Quanto sente suo questo momento, visto che quattro anni fa è stato in prima linea per la resurrezione del calcio barese dopo il fallimento? «Non ho mai avuto dubbi che quella dei De Laurentiis sarebbe stata la scelta giusta. I fatti lo stanno dimostrando e questo mi rincuora. Quattro anni fa, quando il Bari toccò il fondo, in un incontro con i tifosi allo stadio della Vittoriapromisi che il calcio a Bari non sarebbe finito. Ora è bello pensare che siamo a un passo dalla B, esattamente dove eravamo prima».
I tifosi sono un po’ preoccupati perché entro due anni i De Laurentiis dovranno decidere se restare al Napoli o tenersi il Bari. Non so francamente cosa accadrà, ma ho una certezza: anche se dovessero lasciare il Bari, i De Laurentiis lo lascerebbero in buone mani. Ma adesso pensiamo a raggiungere il traguardo ambito da tutti i tifosi».
Che effetto le ha fatto vedere i 25mila del San Nicola in occasione del derby con la Fidelis Andria? «Straordinario, ma la cosa non mi sorprende. Quando tra i baresi scocca la scintilla, non c’è nessuno che li possa fermare. L’altra faccia della medaglia è quando non arrivano i risultati, i miei concittadini diventano di pessimo umore. C’è una fortissima identificazione tra città e squadra».
Lei si è assunto una grande responsabilità quando, dopo il fallimento, si è ritrovato il Bari tra le mani. «Lo ammetto, è il compito più difficile che mi sia capitato, perché mai avrei pensato da sindaco di dovermi occupare di calcio e parlare con presidenti e procuratori di ogni categoria».
Se l’è cavata anche perché è tifoso. «Devo dire grazie a zio Vito, che mi ha portato allo stadio sin da bambino. Stravedevo per João Paulo, perché gli avversari li dribblava anche più di una volta».
Se fosse un giocatore di questo Bari, chi sarebbe? «Mi piacerebbe dire Antenucci, ma non sarei mai capace di segnare i suoi gol. Diciamo uno tra Maiello e Maita, insomma un regista di centrocampo».

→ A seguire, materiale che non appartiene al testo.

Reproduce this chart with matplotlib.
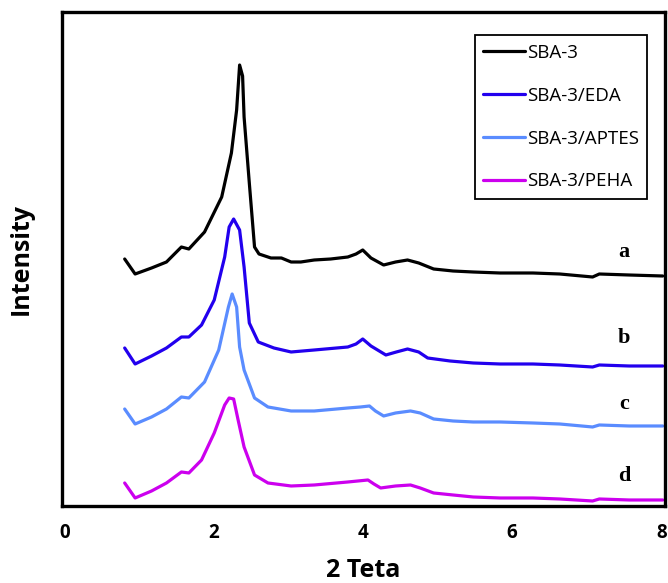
import matplotlib
matplotlib.use('Agg')
import matplotlib.pyplot as plt

# 2 theta positions and intensities (arbitrary units)
x_a = [0.81, 0.95, 1.17, 1.37, 1.57, 1.67, 1.88, 2.11, 2.24, 2.31, 2.35, 2.39, 2.41, 2.48,
       2.55, 2.61, 2.77, 2.91, 3.04, 3.17, 3.35, 3.57, 3.80, 3.91, 4.00, 4.11, 4.28, 4.44,
       4.60, 4.75, 4.95, 5.21, 5.48, 5.84, 6.28, 6.64, 7.08, 7.17, 7.57, 8.02]
y_a = [247, 232, 238, 244, 259, 257, 274, 309, 353, 396, 441, 430, 389, 323,
       259, 252, 248, 248, 244, 244, 246, 247, 249, 252, 256, 248, 241, 244,
       246, 243, 237, 235, 234, 233, 233, 232, 229, 232, 231, 230]

x_b = [0.81, 0.95, 1.17, 1.37, 1.57, 1.67, 1.84, 2.01, 2.15, 2.21, 2.27, 2.35, 2.41, 2.48,
       2.60, 2.81, 3.04, 3.35, 3.80, 3.91, 4.00, 4.11, 4.31, 4.45, 4.60, 4.75, 4.87, 5.17,
       5.48, 5.84, 6.28, 6.64, 7.08, 7.17, 7.57, 8.02]
y_b = [158, 142, 150, 158, 169, 169, 181, 206, 249, 279, 287, 276, 239, 183,
       164, 158, 154, 156, 159, 162, 167, 160, 151, 154, 157, 154, 148, 145,
       143, 142, 142, 141, 139, 141, 140, 140]

x_c = [0.81, 0.95, 1.17, 1.37, 1.57, 1.67, 1.88, 2.07, 2.20, 2.25, 2.31, 2.35, 2.41, 2.55,
       2.73, 3.04, 3.35, 3.80, 3.97, 4.09, 4.17, 4.28, 4.44, 4.64, 4.77, 4.95, 5.21, 5.48,
       5.84, 6.28, 6.64, 7.08, 7.17, 7.57, 8.02]
y_c = [97, 82, 89, 97, 109, 108, 124, 156, 199, 212, 199, 159, 136, 108,
       99, 95, 95, 98, 99, 100, 95, 90, 93, 95, 93, 87, 85, 84,
       84, 83, 82, 79, 81, 80, 80]

x_d = [0.81, 0.95, 1.17, 1.37, 1.57, 1.67, 1.84, 2.01, 2.15, 2.21, 2.27, 2.33, 2.41, 2.55,
       2.73, 3.04, 3.35, 3.80, 4.07, 4.15, 4.24, 4.44, 4.64, 4.77, 4.95, 5.21, 5.48, 5.84,
       6.28, 6.64, 7.08, 7.17, 7.57, 8.02]
y_d = [23, 8, 15, 23, 34, 33, 46, 73, 101, 108, 107, 86, 59, 31,
       23, 20, 21, 24, 26, 22, 18, 20, 21, 18, 13, 11, 9, 8,
       8, 7, 5, 7, 6, 6]

series = [
    ("SBA-3", x_a, y_a, "black", "a"),
    ("SBA-3/EDA", x_b, y_b, "#2200ee", "b"),
    ("SBA-3/APTES", x_c, y_c, "#5a8cff", "c"),
    ("SBA-3/PEHA", x_d, y_d, "#cc00ee", "d"),
]
letter_y = [254, 168, 102, 30]

fig = plt.figure(figsize=(6.68, 5.83), dpi=100)
ax = fig.add_axes([0.0928, 0.1321, 0.9027, 0.8473])

for (name, xs, ys, col, lab), ly in zip(series, letter_y):
    ax.plot(xs, ys, color=col, lw=2.3, label=name, solid_joinstyle='round', solid_capstyle='round')
    ax.text(7.5, ly, lab, family='Liberation Serif', fontweight='bold', fontsize=16,
            ha='center', va='center')

ax.set_xlim(-0.03, 8.05)
ax.set_ylim(0, 494)
ax.set_xticks([0, 2, 4, 6, 8])
ax.set_yticks([])
ax.tick_params(axis='x', length=0, pad=12)
for t in ax.get_xticklabels():
    t.set_family('Open Sans'); t.set_fontweight('bold'); t.set_fontsize(13.5)
for sp in ax.spines.values():
    sp.set_linewidth(2.4)

ax.set_xlabel("2 Teta", family='Open Sans', fontweight='bold', fontsize=18, labelpad=11)
ax.set_ylabel("Intensity", family='Open Sans', fontweight='bold', fontsize=18, labelpad=20)

leg = ax.legend(loc='upper left', bbox_to_anchor=(0.685, 0.953), frameon=True, fancybox=False,
                edgecolor='black', framealpha=1, prop={'family': 'Open Sans', 'size': 13.5},
                handlelength=2.2, handletextpad=0.1, labelspacing=1.33, borderpad=0.45,
                borderaxespad=0)
leg.get_frame().set_linewidth(1.3)

fig.savefig("out.png", dpi=100)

Che rapporto ha con Luigi De Laurentiis? «Ottimo. È davvero un signore, come diciamo a Bari. Insomma è un galantuomo, legato a valori molto solidi e che mantiene sempre la parola data. Sono felice che i suoi sacrifici siano sul punto di essere premiati».
All’inizio però lei ha avuto a che fare con il padre. «La prima volta che lo contattai, mi rispose che non c’era motivo perché prendesse il Bari. Poi dopo qualche giorno di riflessione mi ha contattato lui e io inizialmente non ho visto le sue chiamate. Me ne disse di tutti i colori. È davvero un personaggio straordinario».